◆ **Data lines**:
·····

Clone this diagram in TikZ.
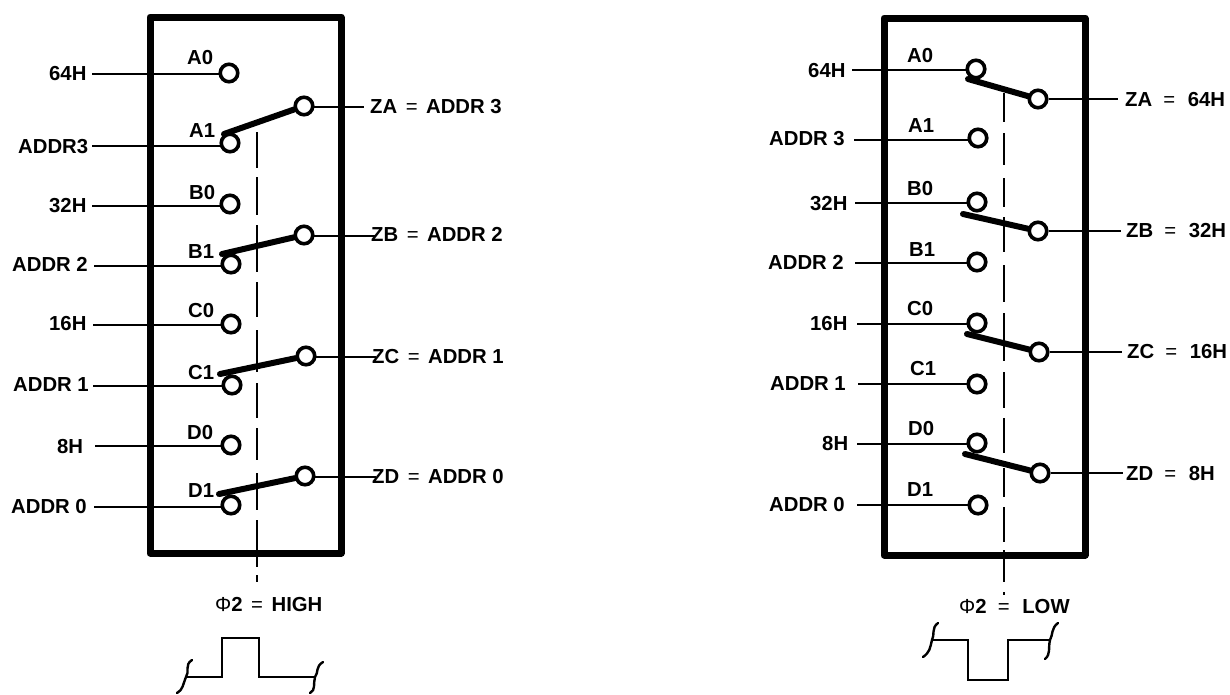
\documentclass[tikz,border=0pt]{standalone}
\usepackage{fontspec}
\usetikzlibrary{backgrounds}
\setmainfont{Liberation Sans}
\newcommand{\eqsign}{\hspace{0.42em}{\mdseries =}\hspace{0.42em}}
\newcommand{\eqsignw}{\hspace{0.55em}{\mdseries =}\hspace{0.62em}}
\tikzset{
  lab/.style={anchor=west,inner sep=0pt,font=\fontsize{20.3}{20}\selectfont\bfseries,text height=14.5pt,text depth=0pt},
  term/.style={circle,draw,fill=white,line width=3.6pt,minimum size=17.5pt,inner sep=0pt},
  wire/.style={line width=2.7pt},
  arm/.style={line width=6pt,line cap=round},
  chip/.style={line width=7pt,line join=round},
  phase/.style={line width=1.6pt},
  wave/.style={line width=2.4pt,line join=miter},
  brk/.style={line width=2.4pt,line cap=round}
}
\begin{document}
\begin{tikzpicture}[x=1pt,y=-1pt]
\useasboundingbox (0,0) rectangle (1230,694);
% ---------- left block
\coordinate (Lnw) at (150,17); \coordinate (Lse) at (341,553);
\begin{scope}[on background layer]
\draw[chip] (Lnw) rectangle (Lse);
\end{scope}
\foreach \s/\e [count=\i] in {132/168,177/215,225/272,282/317,330/372,383/418,428/460,473/510,520/567,575/582}{
  \coordinate (LdS\i) at (257,\s); \coordinate (LdE\i) at (257,\e);
  \draw[phase] (LdS\i) -- (LdE\i);
}
\foreach \n/\x/\y/\fx/\fy in {
  A0/229/73/92/74, A1/230/143/92/146, B0/230/204/92/206, B1/231/264/94/266,
  C0/231/324/93/325, C1/232/385/93/386, D0/231/445/95/446, D1/231/505/94/507}{
  \node[term] (L\n) at (\x,\y) {};
  \coordinate (Lin\n) at (\fx,\fy);
  \begin{scope}[on background layer]
  \draw[wire] (Lin\n) -- (Lin\n -| L\n.center);
  \end{scope}
}
\foreach \n/\x/\y/\ex/\ax/\ay in {
  A/304/106/364/224/134, B/304/235/376/222/254, C/306/356/376/220/374, D/305/476/376/219/494}{
  \node[term] (LZ\n) at (\x,\y) {};
  \coordinate (LOut\n) at (\ex,\y+1);
  \coordinate (LArm\n) at (\ax,\ay);
  \begin{scope}[on background layer]
  \draw[wire] (LOut\n -| LZ\n.center) -- (LOut\n);
  \draw[arm] (LArm\n) -- (LZ\n);
  \end{scope}
}
\foreach \t/\x/\y [count=\i] in {
  64H/49/73, A0/187/57, ADDR3/18/146, A1/189/130, B0/189/192, 32H/49/205, B1/188/251,
  ADDR 2/12/264, C0/188/310, 16H/49/323, ADDR 1/13/384, C1/188/372, D0/187/432,
  8H/57/446, D1/188/490, ADDR 0/11/506}{
  \node[lab] (Ltxt\i) at (\x,\y) {\t};
}
\node[lab] (LzA) at (370,106) {ZA\eqsign ADDR 3};
\node[lab] (LzB) at (371,234) {ZB\eqsign ADDR 2};
\node[lab] (LzC) at (372,356) {ZC\eqsign ADDR 1};
\node[lab] (LzD) at (372,476) {ZD\eqsign ADDR 0};
\node[lab] (Lphi) at (215,604) {{\mdseries Φ}2\eqsign HIGH};
% left waveform
\coordinate (Lw1) at (187,677); \coordinate (Lw2) at (222,677); \coordinate (Lw3) at (222,638);
\coordinate (Lw4) at (259,638); \coordinate (Lw5) at (259,677); \coordinate (Lw6) at (315,677);
\draw[wave] (Lw1) -- (Lw2) -- (Lw3) -- (Lw4) -- (Lw5) -- (Lw6);
\draw[brk] (192,660) .. controls (184,665) and (190,672) .. (186,677) .. controls (183,684) and (183,690) .. (177,693);
\draw[brk] (323,662) .. controls (315,667) and (319,672) .. (315,677) .. controls (313,684) and (316,690) .. (310,693);
% ---------- right block
\coordinate (Rnw) at (884,18); \coordinate (Rse) at (1085,555);
\begin{scope}[on background layer]
\draw[chip] (Rnw) rectangle (Rse);
\end{scope}
\foreach \s/\e [count=\i] in {93/122,133/165,178/207,217/252,265/302,313/361,372/408,418/453,468/497,507/542,550/582,592/595}{
  \coordinate (RdS\i) at (1004,\s); \coordinate (RdE\i) at (1004,\e);
  \draw[phase] (RdS\i) -- (RdE\i);
}
\foreach \n/\x/\y/\fx/\fy in {
  A0/976/69/852/70, A1/978/138/854/140, B0/977/202/855/203, B1/977/262/855/263,
  C0/977/323/857/324, C1/977/384/858/384, D0/977/443/857/444, D1/978/505/857/505}{
  \node[term] (R\n) at (\x,\y) {};
  \coordinate (Rin\n) at (\fx,\fy);
  \begin{scope}[on background layer]
  \draw[wire] (Rin\n) -- (Rin\n -| R\n.center);
  \end{scope}
}
\foreach \n/\x/\y/\ex/\ax/\ay in {
  A/1038/99/1118/968/79, B/1038/231/1121/963/214, C/1039/352/1122/967/334, D/1040/473/1123/965/454}{
  \node[term] (RZ\n) at (\x,\y) {};
  \coordinate (ROut\n) at (\ex,\y);
  \coordinate (RArm\n) at (\ax,\ay);
  \begin{scope}[on background layer]
  \draw[wire] (RZ\n) -- (ROut\n);
  \draw[arm] (RArm\n) -- (RZ\n);
  \end{scope}
}
\foreach \t/\x/\y [count=\i] in {
  64H/808/70, A0/907/55, ADDR 3/769/138, A1/908/125, B0/907/188, 32H/810/203,
  ADDR 2/768/262, B1/909/249, C0/907/308, 16H/810/323, C1/910/368, ADDR 1/770/383,
  D0/908/428, 8H/822/443, D1/907/489, ADDR 0/769/504}{
  \node[lab] (Rtxt\i) at (\x,\y) {\t};
}
\node[lab] (RzA) at (1125,99) {ZA\eqsignw 64H};
\node[lab] (RzB) at (1126,230) {ZB\eqsignw 32H};
\node[lab] (RzC) at (1127,351) {ZC\eqsignw 16H};
\node[lab] (RzD) at (1126,473) {ZD\eqsignw 8H};
\node[lab] (Rphi) at (959,606) {{\mdseries Φ}2\eqsignw LOW};
% right waveform
\coordinate (Rw1) at (932,640); \coordinate (Rw2) at (968,640); \coordinate (Rw3) at (968,680);
\coordinate (Rw4) at (1008,680); \coordinate (Rw5) at (1008,640); \coordinate (Rw6) at (1050,640);
\draw[wave] (Rw1) -- (Rw2) -- (Rw3) -- (Rw4) -- (Rw5) -- (Rw6);
\draw[brk] (938,623) .. controls (931,628) and (935,635) .. (932,640) .. controls (930,648) and (930,652) .. (923,657);
\draw[brk] (1058,623) .. controls (1051,628) and (1053,635) .. (1050,640) .. controls (1048,648) and (1051,654) .. (1045,659);
\end{tikzpicture}
\end{document}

·····

◆ **What is needed**: Retype the whole listing, keeping every line identical and omitting all pictures.

◆ **Solution to this problem**:
Clone this diagram in TikZ.
\documentclass[tikz,border=0pt]{standalone}
\usepackage{fontspec}
\usetikzlibrary{backgrounds}
\setmainfont{Liberation Sans}
\newcommand{\eqsign}{\hspace{0.42em}{\mdseries =}\hspace{0.42em}}
\newcommand{\eqsignw}{\hspace{0.55em}{\mdseries =}\hspace{0.62em}}
\tikzset{
  lab/.style={anchor=west,inner sep=0pt,font=\fontsize{20.3}{20}\selectfont\bfseries,text height=14.5pt,text depth=0pt},
  term/.style={circle,draw,fill=white,line width=3.6pt,minimum size=17.5pt,inner sep=0pt},
  wire/.style={line width=2.7pt},
  arm/.style={line width=6pt,line cap=round},
  chip/.style={line width=7pt,line join=round},
  phase/.style={line width=1.6pt},
  wave/.style={line width=2.4pt,line join=miter},
  brk/.style={line width=2.4pt,line cap=round}
}
\begin{document}
\begin{tikzpicture}[x=1pt,y=-1pt]
\useasboundingbox (0,0) rectangle (1230,694);
% ---------- left block
\coordinate (Lnw) at (150,17); \coordinate (Lse) at (341,553);
\begin{scope}[on background layer]
\draw[chip] (Lnw) rectangle (Lse);
\end{scope}
\foreach \s/\e [count=\i] in {132/168,177/215,225/272,282/317,330/372,383/418,428/460,473/510,520/567,575/582}{
  \coordinate (LdS\i) at (257,\s); \coordinate (LdE\i) at (257,\e);
  \draw[phase] (LdS\i) -- (LdE\i);
}
\foreach \n/\x/\y/\fx/\fy in {
  A0/229/73/92/74, A1/230/143/92/146, B0/230/204/92/206, B1/231/264/94/266,
  C0/231/324/93/325, C1/232/385/93/386, D0/231/445/95/446, D1/231/505/94/507}{
  \node[term] (L\n) at (\x,\y) {};
  \coordinate (Lin\n) at (\fx,\fy);
  \begin{scope}[on background layer]
  \draw[wire] (Lin\n) -- (Lin\n -| L\n.center);
  \end{scope}
}
\foreach \n/\x/\y/\ex/\ax/\ay in {
  A/304/106/364/224/134, B/304/235/376/222/254, C/306/356/376/220/374, D/305/476/376/219/494}{
  \node[term] (LZ\n) at (\x,\y) {};
  \coordinate (LOut\n) at (\ex,\y+1);
  \coordinate (LArm\n) at (\ax,\ay);
  \begin{scope}[on background layer]
  \draw[wire] (LOut\n -| LZ\n.center) -- (LOut\n);
  \draw[arm] (LArm\n) -- (LZ\n);
  \end{scope}
}
\foreach \t/\x/\y [count=\i] in {
  64H/49/73, A0/187/57, ADDR3/18/146, A1/189/130, B0/189/192, 32H/49/205, B1/188/251,
  ADDR 2/12/264, C0/188/310, 16H/49/323, ADDR 1/13/384, C1/188/372, D0/187/432,
  8H/57/446, D1/188/490, ADDR 0/11/506}{
  \node[lab] (Ltxt\i) at (\x,\y) {\t};
}
\node[lab] (LzA) at (370,106) {ZA\eqsign ADDR 3};
\node[lab] (LzB) at (371,234) {ZB\eqsign ADDR 2};
\node[lab] (LzC) at (372,356) {ZC\eqsign ADDR 1};
\node[lab] (LzD) at (372,476) {ZD\eqsign ADDR 0};
\node[lab] (Lphi) at (215,604) {{\mdseries Φ}2\eqsign HIGH};
% left waveform
\coordinate (Lw1) at (187,677); \coordinate (Lw2) at (222,677); \coordinate (Lw3) at (222,638);
\coordinate (Lw4) at (259,638); \coordinate (Lw5) at (259,677); \coordinate (Lw6) at (315,677);
\draw[wave] (Lw1) -- (Lw2) -- (Lw3) -- (Lw4) -- (Lw5) -- (Lw6);
\draw[brk] (192,660) .. controls (184,665) and (190,672) .. (186,677) .. controls (183,684) and (183,690) .. (177,693);
\draw[brk] (323,662) .. controls (315,667) and (319,672) .. (315,677) .. controls (313,684) and (316,690) .. (310,693);
% ---------- right block
\coordinate (Rnw) at (884,18); \coordinate (Rse) at (1085,555);
\begin{scope}[on background layer]
\draw[chip] (Rnw) rectangle (Rse);
\end{scope}
\foreach \s/\e [count=\i] in {93/122,133/165,178/207,217/252,265/302,313/361,372/408,418/453,468/497,507/542,550/582,592/595}{
  \coordinate (RdS\i) at (1004,\s); \coordinate (RdE\i) at (1004,\e);
  \draw[phase] (RdS\i) -- (RdE\i);
}
\foreach \n/\x/\y/\fx/\fy in {
  A0/976/69/852/70, A1/978/138/854/140, B0/977/202/855/203, B1/977/262/855/263,
  C0/977/323/857/324, C1/977/384/858/384, D0/977/443/857/444, D1/978/505/857/505}{
  \node[term] (R\n) at (\x,\y) {};
  \coordinate (Rin\n) at (\fx,\fy);
  \begin{scope}[on background layer]
  \draw[wire] (Rin\n) -- (Rin\n -| R\n.center);
  \end{scope}
}
\foreach \n/\x/\y/\ex/\ax/\ay in {
  A/1038/99/1118/968/79, B/1038/231/1121/963/214, C/1039/352/1122/967/334, D/1040/473/1123/965/454}{
  \node[term] (RZ\n) at (\x,\y) {};
  \coordinate (ROut\n) at (\ex,\y);
  \coordinate (RArm\n) at (\ax,\ay);
  \begin{scope}[on background layer]
  \draw[wire] (RZ\n) -- (ROut\n);
  \draw[arm] (RArm\n) -- (RZ\n);
  \end{scope}
}
\foreach \t/\x/\y [count=\i] in {
  64H/808/70, A0/907/55, ADDR 3/769/138, A1/908/125, B0/907/188, 32H/810/203,
  ADDR 2/768/262, B1/909/249, C0/907/308, 16H/810/323, C1/910/368, ADDR 1/770/383,
  D0/908/428, 8H/822/443, D1/907/489, ADDR 0/769/504}{
  \node[lab] (Rtxt\i) at (\x,\y) {\t};
}
\node[lab] (RzA) at (1125,99) {ZA\eqsignw 64H};
\node[lab] (RzB) at (1126,230) {ZB\eqsignw 32H};
\node[lab] (RzC) at (1127,351) {ZC\eqsignw 16H};
\node[lab] (RzD) at (1126,473) {ZD\eqsignw 8H};
\node[lab] (Rphi) at (959,606) {{\mdseries Φ}2\eqsignw LOW};
% right waveform
\coordinate (Rw1) at (932,640); \coordinate (Rw2) at (968,640); \coordinate (Rw3) at (968,680);
\coordinate (Rw4) at (1008,680); \coordinate (Rw5) at (1008,640); \coordinate (Rw6) at (1050,640);
\draw[wave] (Rw1) -- (Rw2) -- (Rw3) -- (Rw4) -- (Rw5) -- (Rw6);
\draw[brk] (938,623) .. controls (931,628) and (935,635) .. (932,640) .. controls (930,648) and (930,652) .. (923,657);
\draw[brk] (1058,623) .. controls (1051,628) and (1053,635) .. (1050,640) .. controls (1048,648) and (1051,654) .. (1045,659);
\end{tikzpicture}
\end{document}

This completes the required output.